# Myford Planer Restoration



## Mark A (21 Apr 2015)

Hi chaps,

I bought this dinky Myford planer from eBay last week for £50 with the intention of restoring it. 












I've since begun derusting the machine electrolytically.

One little question: how do I remove the cutter block? 

Here's some pictures:
















I assume the steel components at either end of the arbor are flange bearings?


Thanks,
Mark


----------



## Myfordman (21 Apr 2015)

I'd assume the shaft has to be pressed out. It clearly has been out fairly recently as it has a modern cogged type belt fitted


----------



## blackrodd (21 Apr 2015)

I don't know anything about these planers, I did find a post (2007) that advised someone to e mail myford direct, or 'phone. Myford sent him an instruction sheet.
Apparently myford changed hands in 2012, but it may still be worth a try.
http://www.myford.co.uk/
HTH Regards Rodders


----------



## dickm (21 Apr 2015)

blackrodd":2og11pak said:


> I don't know anything about these planers, I did find a post (2007) that advised someone to e mail myford direct, or 'phone. Myford sent him an instruction sheet.
> Apparently myford changed hands in 2012, but it may still be worth a try.
> http://www.myford.co.uk/
> HTH Regards Rodders



Sadly, the folk who took over the Myford name haven't got any interest in their woodworking stuff, so wouldn't hold out much hope in that direction.


----------



## blackrodd (21 Apr 2015)

I found this,"Data sheet and manual for the ML8 WOODLATHE and the MYFORD PLANER AND ATTACHMENTS. https://store.lathes.co.uk/print/mm539
Looks like it may be of some use, except for the price, Have a butchers.
HTH Regards Rodders


PS Dickm, thanks for the post, I did wonder as it all seems to be about Lathes.
Rodders


----------



## Mark A (22 Apr 2015)

Hi chaps,

Dick - I didn't know Myford were still around... though I suppose it doesn't matter now if they're only interested in their metalworking lathes.

Blackrodd - Thanks for the link. I came across this page on the site which looks promising: Operators Manual, Maintenance Manual, Parts Manual and Catalog for a Myford planer. I'll call them tomorrow to confirm.

Bob - I don't have a press myself; though a mechanic who I've used more times than I'd like fixing my last van may own one. Otherwise I wonder if I can knock something up?

Thanks,
Mark


----------



## swb58 (22 Apr 2015)

I was watching that, it'll be a nice machine when you've got it sorted.
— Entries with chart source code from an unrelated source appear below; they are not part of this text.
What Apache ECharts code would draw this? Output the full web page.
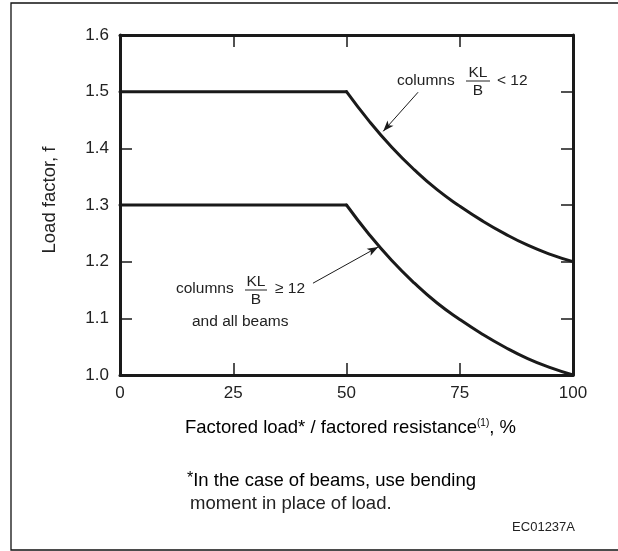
<!DOCTYPE html>
<html>
<head>
<meta charset="utf-8">
<title>Load factor</title>
<script src="https://cdn.jsdelivr.net/npm/echarts@6/dist/echarts.min.js"></script>
<style>
  html, body { margin: 0; padding: 0; background: #fff; }
  #chart { width: 618px; height: 551px; }
</style>
</head>
<body>
<div id="chart"></div>
<script>
// Factored load / factored resistance (%) on x, load factor f on y
const loadFlat = [0, 50];
const loadCurve = [50, 55, 60, 65, 70, 75, 80, 85, 90, 95, 100];

// columns KL/B < 12
const factorShortFlat = [1.5, 1.5];
const factorShortCurve = [1.5, 1.448, 1.402, 1.362, 1.327, 1.298, 1.272, 1.249, 1.229, 1.213, 1.2];

// columns KL/B >= 12 and all beams
const factorLongFlat = [1.3, 1.3];
const factorLongCurve = [1.3, 1.248, 1.202, 1.162, 1.127, 1.098, 1.072, 1.049, 1.029, 1.013, 1.0];

// leader arrows: [start, tip] in data units
const arrowShort = [[65.8, 1.499], [58.1, 1.43]];
const arrowLong = [[42.6, 1.162], [57.0, 1.226]];

const xTicks = { min: 0, max: 100, interval: 25 };
const yTicks = { min: 1.0, max: 1.6, interval: 0.1 };

const FONT = "'Liberation Sans', Arial, Helvetica, sans-serif";
const INK = '#1a1a1a';
const TEXT = '#222';

const pairs = (xs, ys) => xs.map((x, i) => [x, ys[i]]);

const chart = echarts.init(document.getElementById('chart'), null, { renderer: 'canvas' });

function axisX(position, showLabel) {
  return {
    type: 'value', position, min: xTicks.min, max: xTicks.max, interval: xTicks.interval,
    axisLine: { show: true, onZero: false, lineStyle: { color: INK, width: 3 } },
    axisTick: { show: true, inside: true, length: 12, lineStyle: { color: INK, width: 1.5 } },
    axisLabel: { show: showLabel, color: TEXT, fontSize: 17, fontFamily: FONT, margin: 10 },
    splitLine: { show: false }
  };
}
function axisY(position, showLabel) {
  return {
    type: 'value', position, min: yTicks.min, max: yTicks.max, interval: yTicks.interval,
    axisLine: { show: true, onZero: false, lineStyle: { color: INK, width: 3 } },
    axisTick: { show: true, inside: true, length: 12, lineStyle: { color: INK, width: 1.5 } },
    axisLabel: { show: showLabel, color: TEXT, fontSize: 17, fontFamily: FONT, margin: 11,
                 formatter: v => v.toFixed(1) },
    splitLine: { show: false }
  };
}

function curveSeries(xs, ys, smooth, arrow) {
  const s = {
    type: 'line', xAxisIndex: 0, yAxisIndex: 0,
    data: pairs(xs, ys), showSymbol: false, symbol: 'none', silent: true,
    smooth: smooth ? 0.5 : false,
    lineStyle: { color: INK, width: 3, cap: 'round', join: 'round' },
    animation: false
  };
  if (arrow) {
    s.markLine = {
      silent: true, animation: false,
      symbol: ['none', 'arrow'], symbolSize: [6, 11],
      lineStyle: { color: INK, width: 1, type: 'solid' },
      label: { show: false },
      emphasis: { disabled: true },
      data: [[{ coord: arrow[0] }, { coord: arrow[1] }]]
    };
  }
  return s;
}

// fraction KL/B drawn as stacked text with a bar
function fraction(cx, barY, halfW) {
  return [
    { type: 'text', style: { text: 'KL', x: cx, y: barY - 8, align: 'center', verticalAlign: 'middle',
        font: `15.5px ${FONT}`, fill: TEXT } },
    { type: 'line', shape: { x1: cx - halfW, y1: barY, x2: cx + halfW, y2: barY },
      style: { stroke: TEXT, lineWidth: 1 } },
    { type: 'text', style: { text: 'B', x: cx, y: barY + 10, align: 'center', verticalAlign: 'middle',
        font: `15.5px ${FONT}`, fill: TEXT } }
  ];
}

const graphics = [
  { type: 'rect', z: -10, shape: { x: 11, y: 3, width: 700, height: 547 },
    style: { fill: 'none', stroke: '#111', lineWidth: 1.3 } },
  { type: 'text', rotation: Math.PI / 2, x: 50, y: 200,
    style: { text: 'Load factor, f', align: 'center', verticalAlign: 'middle',
             font: `18.5px ${FONT}`, fill: TEXT } },
  { type: 'text', style: {
      text: '{a|Factored load* / factored resistance}{s|(1)}{a|, %}',
      x: 185, y: 428, align: 'left', verticalAlign: 'middle',
      rich: {
        a: { fontSize: 18.5, fontFamily: FONT, color: TEXT, lineHeight: 20 },
        s: { fontSize: 10, fontFamily: FONT, color: TEXT, verticalAlign: 'top', lineHeight: 12 }
      } } },
  { type: 'text', style: {
      text: '{s|*}{a|In the case of beams, use bending}',
      x: 187, y: 481, align: 'left', verticalAlign: 'middle',
      rich: {
        a: { fontSize: 18.5, fontFamily: FONT, color: TEXT, lineHeight: 20 },
        s: { fontSize: 16, fontFamily: FONT, color: TEXT, verticalAlign: 'top', lineHeight: 16 }
      } } },
  { type: 'text', style: { text: 'moment in place of load.', x: 190, y: 504,
      align: 'left', verticalAlign: 'middle', font: `18.5px ${FONT}`, fill: TEXT } },
  { type: 'text', style: { text: 'EC01237A', x: 575, y: 527,
      align: 'right', verticalAlign: 'middle', font: `13px ${FONT}`, fill: TEXT } },

  // columns KL/B < 12
  { type: 'text', style: { text: 'columns', x: 397, y: 81, align: 'left', verticalAlign: 'middle',
      font: `15.5px ${FONT}`, fill: TEXT } },
  ...fraction(478, 81, 12),
  { type: 'text', style: { text: '< 12', x: 497, y: 81, align: 'left', verticalAlign: 'middle',
      font: `15.5px ${FONT}`, fill: TEXT } },

  // columns KL/B >= 12 and all beams
  { type: 'text', style: { text: 'columns', x: 176, y: 289, align: 'left', verticalAlign: 'middle',
      font: `15.5px ${FONT}`, fill: TEXT } },
  ...fraction(256, 290, 11),
  { type: 'text', style: { text: '\u2265 12', x: 275, y: 289, align: 'left', verticalAlign: 'middle',
      font: `15.5px ${FONT}`, fill: TEXT } },
  { type: 'text', style: { text: 'and all beams', x: 192, y: 322, align: 'left', verticalAlign: 'middle',
      font: `15.5px ${FONT}`, fill: TEXT } }
];

chart.setOption({
  animation: false,
  backgroundColor: '#fff',
  grid: { left: 120, right: 45, top: 35, bottom: 176, containLabel: false },
  xAxis: [axisX('bottom', true), axisX('top', false)],
  yAxis: [axisY('left', true), axisY('right', false)],
  series: [
    curveSeries(loadFlat, factorShortFlat, false, null),
    curveSeries(loadCurve, factorShortCurve, true, arrowShort),
    curveSeries(loadFlat, factorLongFlat, false, null),
    curveSeries(loadCurve, factorLongCurve, true, arrowLong)
  ],
  graphic: graphics
});
</script>
</body>
</html>
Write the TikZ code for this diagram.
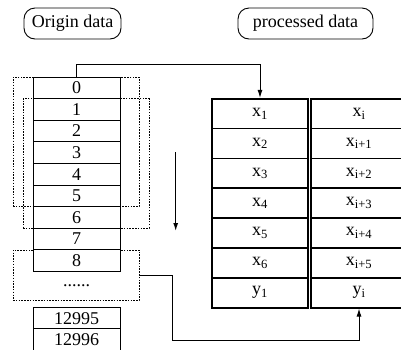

I think I know someone who has an 80 ton press. You've got to be sure what needs pressing where though because it doesn't ask questions.


----------



## Myfordman (22 Apr 2015)

I feel that the last thing you need are hefty presses. You need gentle pressure tried between various points to see what happens. Excess pressure is likely to break something and there are no replacement parts for these machines!! Improvised pressing devices are ideal for this sort of job.

A selection of rings such as old bearings, maybe big nuts and short pushers such as old bolts (they may well get damaged in the process).

No hammers EVER maybe a rubber mallet but keep an eye open for which part of the machine is taking the reaction of your blows. Castings rarely bend, they just snap!
Proceed with care, if something is not working stop and think why rather than apply more force.
Good luck


----------



## Mark A (22 Apr 2015)

Myfordman":3f3xcaui said:


> I feel that the last thing you need are hefty presses. You need gentle pressure tried between various points to see what happens. Excess pressure is likely to break something and there are no replacement parts for these machines!! Improvised pressing devices are ideal for this sort of job.
> 
> A selection of rings such as old bearings, maybe big nuts and short pushers such as old bolts (they may well get damaged in the process).
> 
> ...



Hi Bob,

This morning I attempted to knock through the shaft with a dead blow hammer and a short bit of pine dowel. It wouldn't budge.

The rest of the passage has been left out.